0

I want to read a big file (1.4 GB) using python 2.7.6 (32 bits). However, the solution I tried doesn't work. For instance, if I run the following code :

os.system('dir') # gives me 20/03/2014  16:55     1 414 488 081 book.review
with open('book.review') as f:
    tmp = 0
    for line in f:
        print line
        for c in line:
                tmp += 1

The value of tmp is 6642.

On top of that, the last printed line is

Like Calhoun the support for states rights remains a complete fa

while the corresponding line is

Like Calhoun the support for states rights remains a complete fa^Zade. I found Russell Kirk's salesmanship of Conservativism generally repellent but recommend the book because it remains a fairly enlightening view of an ideology that continues to thrive to this day.

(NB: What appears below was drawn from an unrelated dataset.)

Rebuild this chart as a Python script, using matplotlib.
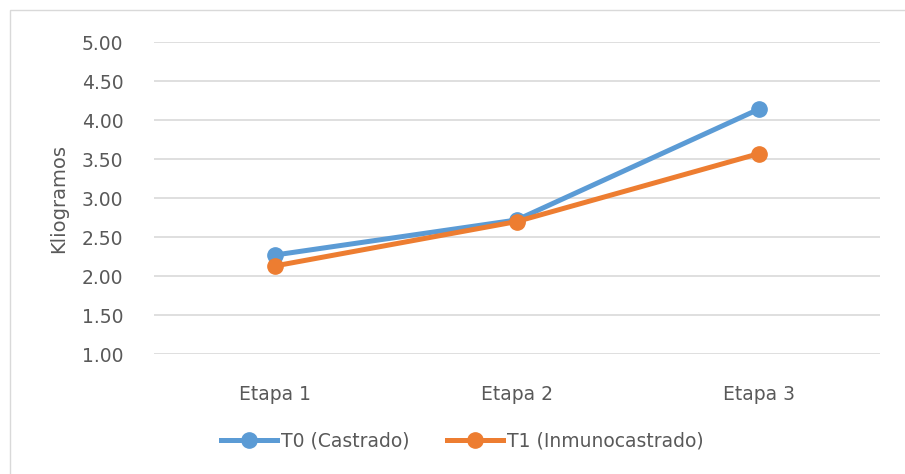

On top of that, this is the 93th line in a 39001831 lines file.

I could really use an new eye on this problem, I really don't understand what happens.

Update

The trouble comes obviously from this ^Z (not spotted at the time of questionning). However, I can't manage to get rid of it (things like line.replace('^Z', '')) aren't enough.

merours
  • 4,076
  • 7
  • 37
  • 69
  • At a guess the first character that's missing is: ç. I'm guessing your issue is something to do with character encoding. – Phylogenesis Mar 20 '14 at 17:00
  • It is not (for what I see, at least). The final pritned word is `fa` while it should be `faade`. – merours Mar 20 '14 at 17:01
  • Reading the file with vi, it appears a discrete `^Z` is located between the two aforementionned 'a'. Would you know a way to get rid of this ? – merours Mar 20 '14 at 17:06
  • 1
    This might help to remove the EOF characters from the file - http://stackoverflow.com/questions/20695336/how-to-process-huge-text-files-that-contain-eof-ctrl-z-characters-using-python – isubuz Mar 20 '14 at 17:42
  • It does indeed, thanks. – merours Mar 20 '14 at 17:47

0 Answers0